A proposal from 24 Hour Fitness Worldwide Inc. to pay a total $8.8 million in bonuses to 22 senior managers is “excessive and unreasonable,” a federal bankruptcy watchdog says.
The bankrupt health club operator hasn’t proven that the performance metrics for the senior managers to receive the awards will actually incentivize them, the U.S. Trustee’s Office, a Justice Department agency that oversees bankruptcy proceedings, said in a filing Tuesday with the U.S. Bankruptcy Court for the District of Delaware.
In addition to the $8.8 million key employee incentive program (KEIP), the company also asked for up to $6.15 million for bonuses to help retain 302 less-senior employees. The median award for the key employee retention program (KERP) would be $19,000.
Dewey Imhoff, a financial consultant for 24 Hour Fitness, summarized both plans in a redacted court filing that didn’t detail how the awards would be distributed.

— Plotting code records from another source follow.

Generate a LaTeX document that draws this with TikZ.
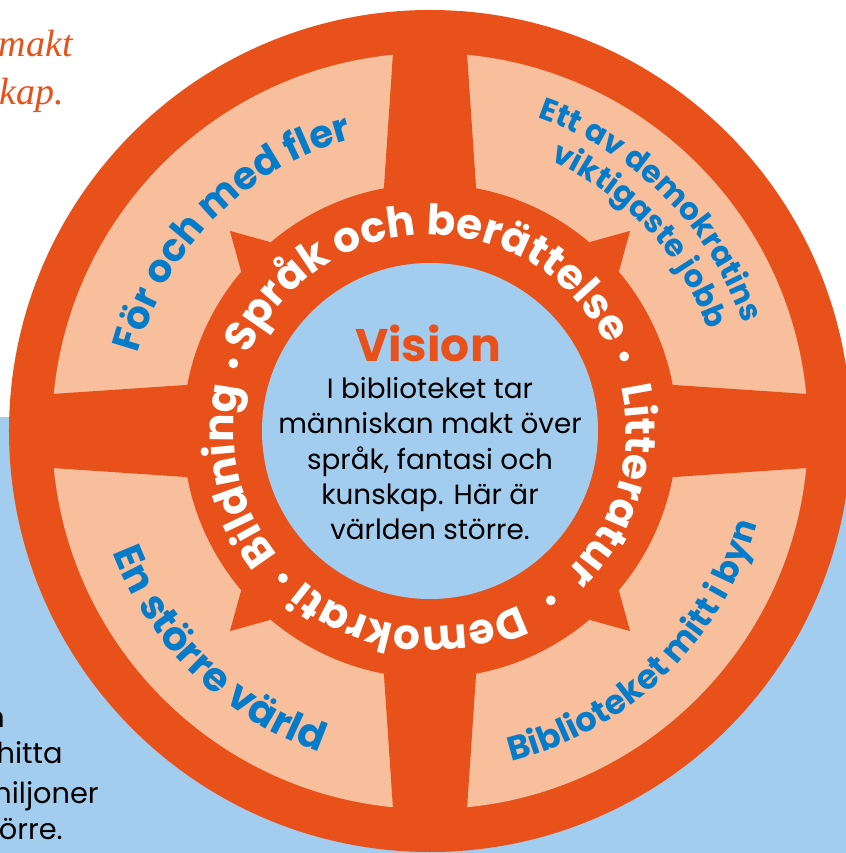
\documentclass[tikz,border=0pt]{standalone}
\usepackage{fontspec}
\setmainfont{Poppins}
\newfontfamily\serifit{Liberation Serif}
\usetikzlibrary{decorations.text}
\definecolor{ringorange}{RGB}{232,82,26}
\definecolor{peach}{RGB}{248,191,157}
\definecolor{skyblue}{RGB}{163,205,239}
\definecolor{textblue}{RGB}{4,124,202}

\begin{document}
\begin{tikzpicture}[
    x=0.025cm, y=0.025cm,
    ringtext/.style={decorate, decoration={text along path, text align=center,
        text={|\fontsize{30}{30}\selectfont\bfseries\color{white}|#1}}},
    quadtext/.style 2 args={decorate, decoration={text along path, text align=center,
        text={|\fontsize{#1}{#1}\selectfont\bfseries\color{textblue}|#2}}},
    ringdot/.style={circle, fill=white, inner sep=0pt, minimum size=7pt},
    fragment/.style={inner sep=0pt, anchor=base east, font=\fontsize{20.5}{20.5}\selectfont},
    italicfrag/.style={inner sep=0pt, anchor=base east, text=ringorange, font=\serifit\itshape\fontsize{27}{27}\selectfont}
]
\fill[white] (-430,-422) rectangle (416,431);
\useasboundingbox (-430,-422) rectangle (416,431);
\fill[skyblue] (-430,-422) rectangle (416,14);

% wheel
\fill[ringorange] (0,0) circle[radius=421];
\fill[peach] (0,0) circle[radius=378];
\foreach \a in {0,90,180,270}
  \fill[ringorange, rotate=\a] (200,-49) -- (400,-35.5) -- (400,35.5) -- (200,49) -- cycle;
\fill[ringorange] (0,0) circle[radius=247];
\foreach \a in {45,135,225,315}
  \fill[ringorange] ({\a-4.85}:247) -- (\a:283) -- ({\a+4.85}:247) -- cycle;
\fill[skyblue] (0,0) circle[radius=168];

% inner ring
\path[ringtext={Språk och berättelse}] (171.5:196) arc[start angle=171.5, end angle=11.5, radius=196];
\path[ringtext={Litteratur}] (23.5:196) arc[start angle=23.5, end angle=-56.5, radius=196];
\path[ringtext={Demokrati}] (-51.5:196) arc[start angle=-51.5, end angle=-141.5, radius=196];
\path[ringtext={Bildning}] (228:196) arc[start angle=228, end angle=158, radius=196];
\node[ringdot] (dotnw) at (161:208) {};
\node[ringdot] (dotne) at (21:208) {};
\node[ringdot] (dotse) at (-54.5:208) {};
\node[ringdot] (dotsw) at (-135:208) {};

% quadrants
\path[quadtext={27.5}{För och med fler}] (185:302) arc[start angle=185, end angle=85, radius=302];
\path[quadtext={22}{Ett av demokratins}] (90:331) arc[start angle=90, end angle=0, radius=331];
\path[quadtext={22}{viktigaste jobb}] (83:296) arc[start angle=83, end angle=3, radius=296];
\path[quadtext={24}{Biblioteket mitt i byn}] (-96:340) arc[start angle=-96, end angle=4, radius=340];
\path[quadtext={28.5}{En större värld}] (176:340) arc[start angle=176, end angle=276, radius=340];

% centre
\node[font=\fontsize{32.5}{32.5}\selectfont\bfseries, text=ringorange, anchor=base] (vision) at (-2,69) {Vision};
\node[font=\fontsize{19.8}{25.2}\selectfont, align=center, anchor=base, inner sep=0pt] (visiontext) at (0,-109)
  {I biblioteket tar\\människan makt över\\språk, fantasi och\\kunskap. Här är\\världen större.};

% cut-off text at the left
\node[italicfrag] (makt) at (-357,374) {makt};
\node[italicfrag] (kap) at (-366,326) {kap.};
\node[fragment] (fragn) at (-425,-296) {n};
\node[fragment] (hitta) at (-367,-332) {hitta};
\node[fragment] (miljoner) at (-331,-372) {miljoner};
\node[fragment] (storre) at (-367,-408) {örre.};
\end{tikzpicture}
\end{document}
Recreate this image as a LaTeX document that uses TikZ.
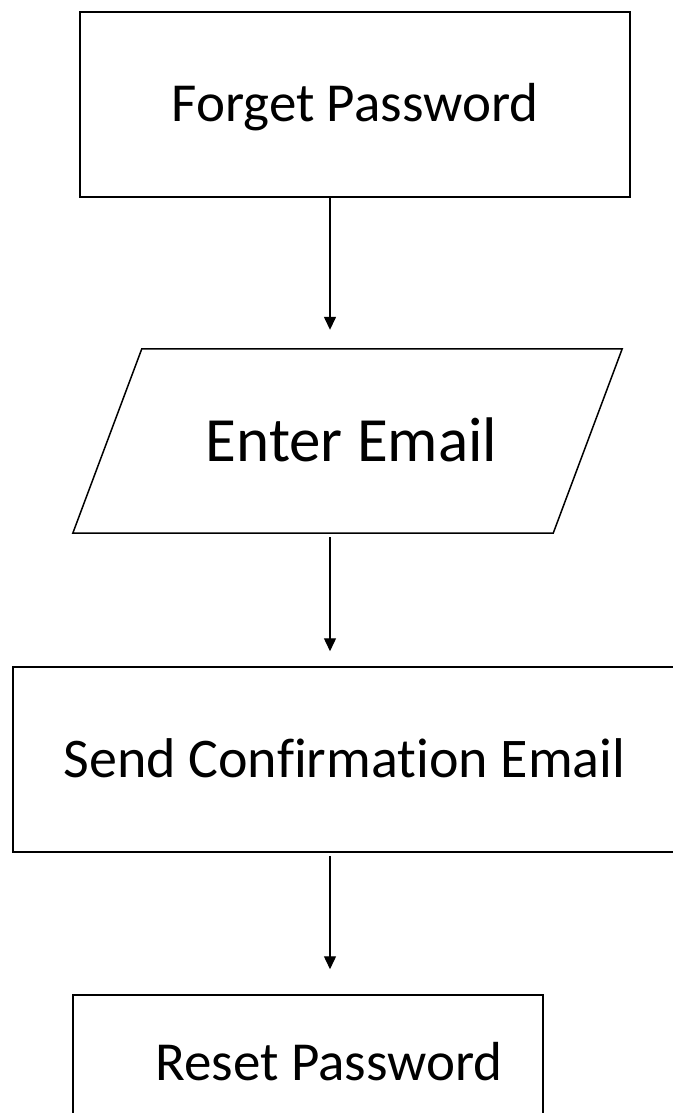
\documentclass[tikz,border=0pt]{standalone}
\usepackage{fontspec}
\setmainfont{Carlito}[Ligatures=NoCommon]
\usetikzlibrary{arrows.meta,calc}
\begin{document}
\begin{tikzpicture}[x=1pt,y=1pt,
  box/.style={draw=black,line width=1.5pt,rectangle,inner sep=0pt,align=center,text depth=0pt},
  conn/.style={line width=1.4pt,-{Triangle[width=12pt,length=13pt]}}]
\useasboundingbox (0,0) rectangle (672,-1113);
\fill[white] (0,0) rectangle (672,-1113);
\coordinate (ax) at (330,0);
% Forget Password
\node[box,minimum width=550pt,minimum height=185pt,text height=35pt,
  font=\fontsize{55}{60}\selectfont] (fp) at (355,-104.5) {Forget Password};
% Enter Email (parallelogram)
\node[inner sep=0pt,minimum width=480pt,minimum height=184pt,text height=40pt,text depth=0pt,
  font=\fontsize{63}{68}\selectfont] (email) at (347.5,-441) {\hspace*{8pt}Enter Email};
\draw[line width=1.5pt,line join=miter]
  ($(email.north west)+(34.5,0)$) -- ($(email.north east)+(34.5,0)$)
  -- ($(email.south east)+(-34.5,0)$) -- ($(email.south west)+(-34.5,0)$) -- cycle;
% Send Confirmation Email
\node[box,minimum width=663pt,minimum height=185pt,text height=36pt,
  font=\fontsize{56}{61}\selectfont] (send) at (344.5,-759.5) {Send Confirmation Email};
% Reset Password
\node[box,minimum width=470pt,minimum height=135pt,text height=35pt,
  font=\fontsize{55}{60}\selectfont] (reset) at (308,-1062.5) {\hspace*{42pt}Reset Password};
% connectors
\draw[conn,shorten >=19pt] (fp.south -| ax) -- (email.north -| ax);
\draw[conn,shorten <=4pt,shorten >=15pt] (email.south -| ax) -- (send.north -| ax);
\draw[conn,shorten <=3pt,shorten >=25pt] (send.south -| ax) -- (reset.north -| ax);
\end{tikzpicture}
\end{document}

Under the bankruptcy code, debtors must prove that bonus programs actually create incentives and don’t just operate to retain employees, the U.S. Trustee said in its objection. “For a bonus plan to be incentivizing, it should be tied to significant goals that are difficult to achieve,” it said.
Yet the targets the gym operator listed for the third and fourth quarters of 2020 are “significantly below” levels in the same quarters last year, the U.S. Trustee said.
24 Hour Fitness filed for bankruptcy in June after its gyms shut down amid efforts to contain the coronavirus pandemic. The company is using its bankruptcy to restructure its $1.4 billion in debt.
A hearing on the KEIP and KERP proposals is scheduled for Sept. 15.
The case is In re 24 Hour Fitness Worldwide, Inc., Bankr. D. Del., No. 20-11558, objection filed 9/8/20.